PROBLEM DESCRIPTION: Include in the output only the lines from the opening of the records through the line containing "[surv_at(yes_times, yes_surv, t)", each printed exactly; pictures are omitted.

##########

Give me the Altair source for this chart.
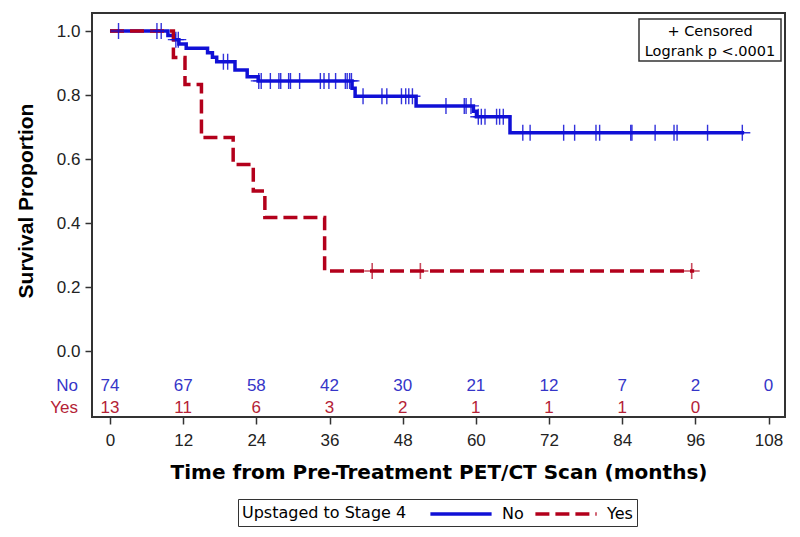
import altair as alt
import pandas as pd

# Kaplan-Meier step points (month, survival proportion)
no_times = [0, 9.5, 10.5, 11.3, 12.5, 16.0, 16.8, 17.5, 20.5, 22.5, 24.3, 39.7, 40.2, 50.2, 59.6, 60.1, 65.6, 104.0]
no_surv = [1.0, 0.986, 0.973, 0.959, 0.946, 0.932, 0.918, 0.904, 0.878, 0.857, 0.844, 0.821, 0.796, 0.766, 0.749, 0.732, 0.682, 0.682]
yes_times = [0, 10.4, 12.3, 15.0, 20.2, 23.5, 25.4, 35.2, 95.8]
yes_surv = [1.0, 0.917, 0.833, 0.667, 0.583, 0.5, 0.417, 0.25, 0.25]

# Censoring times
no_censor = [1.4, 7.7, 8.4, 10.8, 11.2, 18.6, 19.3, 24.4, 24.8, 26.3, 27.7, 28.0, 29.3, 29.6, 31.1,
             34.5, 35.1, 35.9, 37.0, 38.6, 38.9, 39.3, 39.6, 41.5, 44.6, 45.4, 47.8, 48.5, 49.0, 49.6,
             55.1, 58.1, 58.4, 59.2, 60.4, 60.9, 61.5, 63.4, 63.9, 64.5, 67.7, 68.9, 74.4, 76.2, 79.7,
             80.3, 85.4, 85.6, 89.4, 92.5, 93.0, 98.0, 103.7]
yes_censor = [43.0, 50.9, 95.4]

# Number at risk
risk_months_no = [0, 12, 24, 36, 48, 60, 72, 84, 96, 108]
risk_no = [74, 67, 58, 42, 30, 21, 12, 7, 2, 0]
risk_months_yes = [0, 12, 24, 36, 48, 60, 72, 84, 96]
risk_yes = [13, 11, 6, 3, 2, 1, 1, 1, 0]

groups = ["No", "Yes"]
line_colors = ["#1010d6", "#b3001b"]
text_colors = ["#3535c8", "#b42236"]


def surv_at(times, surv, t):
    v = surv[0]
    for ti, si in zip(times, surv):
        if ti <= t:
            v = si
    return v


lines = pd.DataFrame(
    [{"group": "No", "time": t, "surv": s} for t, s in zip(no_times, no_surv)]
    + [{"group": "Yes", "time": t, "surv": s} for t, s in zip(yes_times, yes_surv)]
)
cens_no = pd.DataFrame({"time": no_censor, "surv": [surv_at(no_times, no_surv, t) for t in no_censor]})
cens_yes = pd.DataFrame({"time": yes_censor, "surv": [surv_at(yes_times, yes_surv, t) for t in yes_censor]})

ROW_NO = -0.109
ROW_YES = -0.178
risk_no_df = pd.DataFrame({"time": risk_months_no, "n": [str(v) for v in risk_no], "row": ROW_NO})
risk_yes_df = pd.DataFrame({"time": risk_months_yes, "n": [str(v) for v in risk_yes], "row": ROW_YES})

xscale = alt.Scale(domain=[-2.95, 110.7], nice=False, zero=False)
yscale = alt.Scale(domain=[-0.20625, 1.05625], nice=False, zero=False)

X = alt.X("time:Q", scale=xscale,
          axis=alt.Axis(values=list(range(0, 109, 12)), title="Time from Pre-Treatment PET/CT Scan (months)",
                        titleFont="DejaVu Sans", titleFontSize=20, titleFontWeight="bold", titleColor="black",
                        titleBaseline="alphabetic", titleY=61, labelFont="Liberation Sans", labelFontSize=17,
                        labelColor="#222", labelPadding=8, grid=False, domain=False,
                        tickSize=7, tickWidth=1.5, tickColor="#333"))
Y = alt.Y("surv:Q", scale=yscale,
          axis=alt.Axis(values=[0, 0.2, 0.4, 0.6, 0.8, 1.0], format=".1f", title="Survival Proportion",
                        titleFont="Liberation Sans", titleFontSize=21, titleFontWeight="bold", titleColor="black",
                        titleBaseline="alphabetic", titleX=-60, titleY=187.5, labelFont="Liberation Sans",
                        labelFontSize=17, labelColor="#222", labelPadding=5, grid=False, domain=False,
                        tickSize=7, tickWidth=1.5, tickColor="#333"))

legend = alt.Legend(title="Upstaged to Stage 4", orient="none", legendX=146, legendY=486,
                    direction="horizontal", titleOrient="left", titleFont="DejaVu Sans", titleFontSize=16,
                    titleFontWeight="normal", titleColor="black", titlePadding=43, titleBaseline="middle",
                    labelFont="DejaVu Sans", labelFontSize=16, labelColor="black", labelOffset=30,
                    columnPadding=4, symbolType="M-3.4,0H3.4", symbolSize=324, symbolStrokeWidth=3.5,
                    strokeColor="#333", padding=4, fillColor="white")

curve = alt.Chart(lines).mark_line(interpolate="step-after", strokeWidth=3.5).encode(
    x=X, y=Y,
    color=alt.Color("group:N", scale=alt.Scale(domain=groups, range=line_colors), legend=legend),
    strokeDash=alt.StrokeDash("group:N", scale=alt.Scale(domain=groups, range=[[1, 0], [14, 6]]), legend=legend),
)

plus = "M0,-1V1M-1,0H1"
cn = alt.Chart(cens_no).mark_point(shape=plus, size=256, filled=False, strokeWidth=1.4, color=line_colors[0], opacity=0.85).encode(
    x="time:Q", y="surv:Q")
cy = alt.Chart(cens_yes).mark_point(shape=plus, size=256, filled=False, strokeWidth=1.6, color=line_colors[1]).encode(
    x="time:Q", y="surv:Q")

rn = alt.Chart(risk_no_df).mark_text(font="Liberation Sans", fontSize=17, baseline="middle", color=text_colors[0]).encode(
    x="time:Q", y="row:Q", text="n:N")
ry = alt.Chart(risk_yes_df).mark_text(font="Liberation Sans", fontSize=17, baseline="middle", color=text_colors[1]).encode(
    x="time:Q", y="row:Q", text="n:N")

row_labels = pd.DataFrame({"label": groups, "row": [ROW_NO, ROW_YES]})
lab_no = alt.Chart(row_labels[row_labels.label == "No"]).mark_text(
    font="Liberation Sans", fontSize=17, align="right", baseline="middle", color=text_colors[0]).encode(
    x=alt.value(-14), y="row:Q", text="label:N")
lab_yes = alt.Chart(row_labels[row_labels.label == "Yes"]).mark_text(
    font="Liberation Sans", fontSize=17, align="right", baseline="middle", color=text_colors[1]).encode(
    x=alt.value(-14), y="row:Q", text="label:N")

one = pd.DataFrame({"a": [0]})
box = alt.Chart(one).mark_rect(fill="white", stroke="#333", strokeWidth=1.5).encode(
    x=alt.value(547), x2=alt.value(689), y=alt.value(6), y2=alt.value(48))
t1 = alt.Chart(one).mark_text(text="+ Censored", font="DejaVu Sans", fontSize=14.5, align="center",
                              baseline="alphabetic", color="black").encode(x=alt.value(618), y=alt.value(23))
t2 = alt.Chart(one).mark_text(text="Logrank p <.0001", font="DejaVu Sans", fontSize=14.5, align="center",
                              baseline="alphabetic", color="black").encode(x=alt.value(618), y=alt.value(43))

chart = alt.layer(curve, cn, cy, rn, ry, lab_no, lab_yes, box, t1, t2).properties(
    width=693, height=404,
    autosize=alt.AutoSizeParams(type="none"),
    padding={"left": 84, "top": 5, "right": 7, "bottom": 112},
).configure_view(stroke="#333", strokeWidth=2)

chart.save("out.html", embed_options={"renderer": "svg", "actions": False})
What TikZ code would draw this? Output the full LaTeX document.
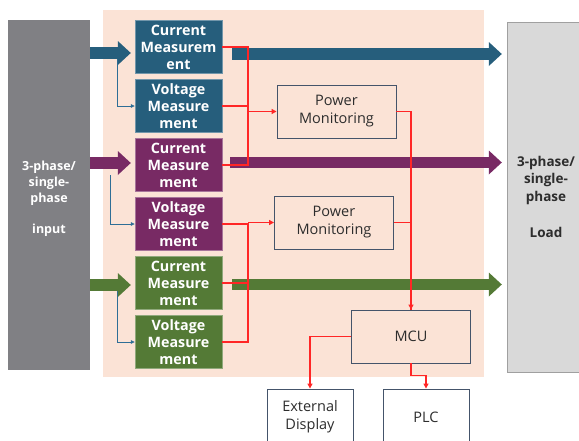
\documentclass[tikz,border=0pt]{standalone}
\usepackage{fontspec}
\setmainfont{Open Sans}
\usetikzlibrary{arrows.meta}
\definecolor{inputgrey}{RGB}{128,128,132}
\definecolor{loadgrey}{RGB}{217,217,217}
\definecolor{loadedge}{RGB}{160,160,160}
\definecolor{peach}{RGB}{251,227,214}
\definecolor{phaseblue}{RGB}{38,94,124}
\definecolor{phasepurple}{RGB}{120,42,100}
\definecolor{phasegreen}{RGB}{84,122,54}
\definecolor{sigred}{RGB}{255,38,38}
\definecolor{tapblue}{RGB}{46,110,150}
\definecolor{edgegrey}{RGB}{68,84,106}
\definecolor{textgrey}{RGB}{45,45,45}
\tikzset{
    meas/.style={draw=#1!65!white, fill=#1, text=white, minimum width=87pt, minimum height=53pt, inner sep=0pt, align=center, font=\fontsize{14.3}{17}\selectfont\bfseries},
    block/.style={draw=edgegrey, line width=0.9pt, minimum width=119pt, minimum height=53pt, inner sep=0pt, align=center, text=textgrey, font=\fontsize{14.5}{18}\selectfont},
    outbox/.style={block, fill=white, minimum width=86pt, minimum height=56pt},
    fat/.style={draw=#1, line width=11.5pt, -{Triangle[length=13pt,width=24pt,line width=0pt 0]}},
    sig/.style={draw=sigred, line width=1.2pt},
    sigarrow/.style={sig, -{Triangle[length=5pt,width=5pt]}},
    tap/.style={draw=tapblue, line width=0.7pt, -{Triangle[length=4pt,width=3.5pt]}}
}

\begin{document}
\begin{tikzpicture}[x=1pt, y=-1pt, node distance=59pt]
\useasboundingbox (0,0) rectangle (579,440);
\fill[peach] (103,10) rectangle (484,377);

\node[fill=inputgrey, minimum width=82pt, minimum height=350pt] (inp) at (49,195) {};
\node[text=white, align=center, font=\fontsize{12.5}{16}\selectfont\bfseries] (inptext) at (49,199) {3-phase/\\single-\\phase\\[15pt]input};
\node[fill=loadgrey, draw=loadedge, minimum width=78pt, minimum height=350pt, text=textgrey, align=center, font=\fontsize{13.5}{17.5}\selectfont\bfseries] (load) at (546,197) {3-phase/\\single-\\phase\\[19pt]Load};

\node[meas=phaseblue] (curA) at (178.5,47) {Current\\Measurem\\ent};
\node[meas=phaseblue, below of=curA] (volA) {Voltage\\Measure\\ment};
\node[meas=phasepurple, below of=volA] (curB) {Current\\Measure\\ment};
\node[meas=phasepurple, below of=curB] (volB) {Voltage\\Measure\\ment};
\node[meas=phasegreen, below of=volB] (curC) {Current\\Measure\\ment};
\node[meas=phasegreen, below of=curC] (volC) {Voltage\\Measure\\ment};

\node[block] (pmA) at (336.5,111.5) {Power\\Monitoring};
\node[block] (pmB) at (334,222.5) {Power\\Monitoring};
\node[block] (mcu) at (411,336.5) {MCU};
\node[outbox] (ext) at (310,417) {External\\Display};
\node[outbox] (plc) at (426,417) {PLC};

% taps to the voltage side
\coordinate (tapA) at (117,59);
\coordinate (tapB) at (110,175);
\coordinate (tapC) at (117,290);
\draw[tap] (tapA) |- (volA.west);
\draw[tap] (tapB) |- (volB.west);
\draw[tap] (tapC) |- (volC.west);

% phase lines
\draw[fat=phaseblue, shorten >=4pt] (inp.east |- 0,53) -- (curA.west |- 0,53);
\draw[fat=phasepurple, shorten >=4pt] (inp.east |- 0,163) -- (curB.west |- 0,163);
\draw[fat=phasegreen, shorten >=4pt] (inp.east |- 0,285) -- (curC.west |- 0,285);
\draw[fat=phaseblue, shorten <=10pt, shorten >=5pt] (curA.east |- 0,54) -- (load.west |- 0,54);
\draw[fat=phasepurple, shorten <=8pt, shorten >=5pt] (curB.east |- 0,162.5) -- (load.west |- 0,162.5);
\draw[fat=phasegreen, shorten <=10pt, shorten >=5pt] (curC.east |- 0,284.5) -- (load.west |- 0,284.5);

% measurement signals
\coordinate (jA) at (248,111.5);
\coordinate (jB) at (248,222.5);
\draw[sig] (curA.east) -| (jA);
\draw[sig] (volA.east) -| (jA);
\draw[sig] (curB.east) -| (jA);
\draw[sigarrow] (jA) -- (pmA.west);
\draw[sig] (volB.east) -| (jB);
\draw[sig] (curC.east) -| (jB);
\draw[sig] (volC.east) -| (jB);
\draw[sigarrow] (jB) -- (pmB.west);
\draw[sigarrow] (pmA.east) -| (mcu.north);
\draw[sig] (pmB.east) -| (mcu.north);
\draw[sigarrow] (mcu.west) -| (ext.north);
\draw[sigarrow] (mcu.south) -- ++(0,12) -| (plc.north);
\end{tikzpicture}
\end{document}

##########

TASK RESULT:
Give me the Altair source for this chart.
import altair as alt
import pandas as pd

# Kaplan-Meier step points (month, survival proportion)
no_times = [0, 9.5, 10.5, 11.3, 12.5, 16.0, 16.8, 17.5, 20.5, 22.5, 24.3, 39.7, 40.2, 50.2, 59.6, 60.1, 65.6, 104.0]
no_surv = [1.0, 0.986, 0.973, 0.959, 0.946, 0.932, 0.918, 0.904, 0.878, 0.857, 0.844, 0.821, 0.796, 0.766, 0.749, 0.732, 0.682, 0.682]
yes_times = [0, 10.4, 12.3, 15.0, 20.2, 23.5, 25.4, 35.2, 95.8]
yes_surv = [1.0, 0.917, 0.833, 0.667, 0.583, 0.5, 0.417, 0.25, 0.25]

# Censoring times
no_censor = [1.4, 7.7, 8.4, 10.8, 11.2, 18.6, 19.3, 24.4, 24.8, 26.3, 27.7, 28.0, 29.3, 29.6, 31.1,
             34.5, 35.1, 35.9, 37.0, 38.6, 38.9, 39.3, 39.6, 41.5, 44.6, 45.4, 47.8, 48.5, 49.0, 49.6,
             55.1, 58.1, 58.4, 59.2, 60.4, 60.9, 61.5, 63.4, 63.9, 64.5, 67.7, 68.9, 74.4, 76.2, 79.7,
             80.3, 85.4, 85.6, 89.4, 92.5, 93.0, 98.0, 103.7]
yes_censor = [43.0, 50.9, 95.4]

# Number at risk
risk_months_no = [0, 12, 24, 36, 48, 60, 72, 84, 96, 108]
risk_no = [74, 67, 58, 42, 30, 21, 12, 7, 2, 0]
risk_months_yes = [0, 12, 24, 36, 48, 60, 72, 84, 96]
risk_yes = [13, 11, 6, 3, 2, 1, 1, 1, 0]

groups = ["No", "Yes"]
line_colors = ["#1010d6", "#b3001b"]
text_colors = ["#3535c8", "#b42236"]


def surv_at(times, surv, t):
    v = surv[0]
    for ti, si in zip(times, surv):
        if ti <= t:
            v = si
    return v


lines = pd.DataFrame(
    [{"group": "No", "time": t, "surv": s} for t, s in zip(no_times, no_surv)]
    + [{"group": "Yes", "time": t, "surv": s} for t, s in zip(yes_times, yes_surv)]
)
cens_no = pd.DataFrame({"time": no_censor, "surv": [surv_at(no_times, no_surv, t) for t in no_censor]})
cens_yes = pd.DataFrame({"time": yes_censor, "surv": [surv_at(yes_times, yes_surv, t) for t in yes_censor]})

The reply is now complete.